Codemasters’ announcement of International Cricket 2010 came as quite a surprise; firstly because we’re not used to annual iterations of cricket games, and second, because from the looks of it, it seemed identical to Ashes Cricket 2009. Last year’s game was a phenomenal commercial success in the UK. It topped sales charts; partly due to the quality of the game, but mostly thanks to England’s Ashes triumph that luckily coincided with the game’s release. But a success it was, and more often than not these days, a successful game is followed up with a sequel.

International Cricket 2010 is, for most part, identical to Ashes Cricket 2009, with one fairly big, game-changing addition – the Action Cam. Cricket games have always stuck with the broadcast camera angles, and gamers have always been comfortable with them. But this year, developers Trickstar have introduced the Action Cam, which puts you in a third-person perspective just over the batsman’s shoulder as he takes strike (like a wicket-keeper’s point of view when standing up to the stumps, but a little higher), or right behind the bowler as he runs in. There’s almost no change in gameplay between International Cricket 2010 and Ashes Cricket 2009, but with this new perspective, you’re given a new way to play the same game, and it does significantly alter your approach.

Playing using the Action Cam is definitely a fun and refreshing experience. It makes placing shots between gaps in the field feel more natural, and watching the bowlers’ arm speed and the ball coming at you helps time your shots better as well. I’m personally not a big fan of the new Power Stick feature for strokeplay, but it certainly adds some variety and gives you an alternate way to bat. Bowling is also more challenging now. Since the camera is much lower than the broadcast view, judging the delivery length becomes much more difficult. One of my favorite implementations of the Action Cam is in running between the wickets. When you set off for a run, you stay in the third-person perspective, and you can either keep your focus on the ball, or change it to your non-striker or the crease you’re heading towards. It adds a brilliant sense of urgency to what is a mundane task in the broadcast view.

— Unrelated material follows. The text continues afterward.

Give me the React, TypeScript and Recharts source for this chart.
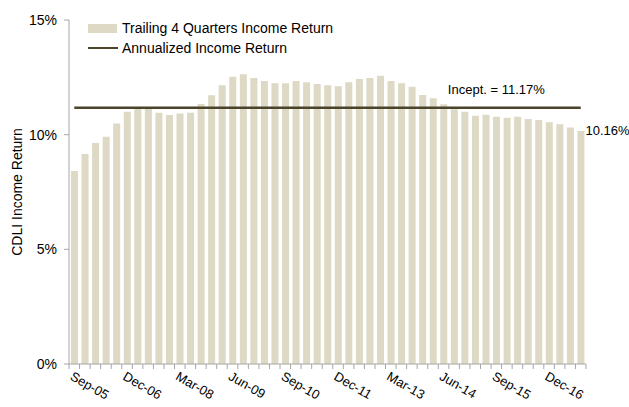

The Action Cam isn’t without its flaws though. While batting, the camera isn’t right behind the batsman, but at a slight angle. This makes the line and angle of the oncoming delivery more difficult to judge; although you will learn to compensate for that over time. But the angle gets even wider when a left-handed batsman is on strike. This is probably done so that the batsman’s body doesn’t block your view of the bowler, but it does through you off your game a little bit, and you will need to make some adjustments to your stroke selection as a result.

On the whole, Action Cam is a welcome step forward for cricket games, even if its implementation is a little rough around the edges. But sadly, beyond the Action Cam, International Cricket 2010 is a very lazy effort. There’s no noticeable difference to any area of the game over Ashes when played from the broadcast view; it looks, plays and feels the same. There is a slight improvement in the AI; it bowls better and bats a little more aggressively, but it isn’t a significant change. You still have all the elements that made Ashes one of the best cricket games, such as accurate shot selection and the ability to vary the severity of swing, cut, and spin; so it’s still a good game at its core. But as a full priced game, you expect at least a subtle evolution, which just isn’t there.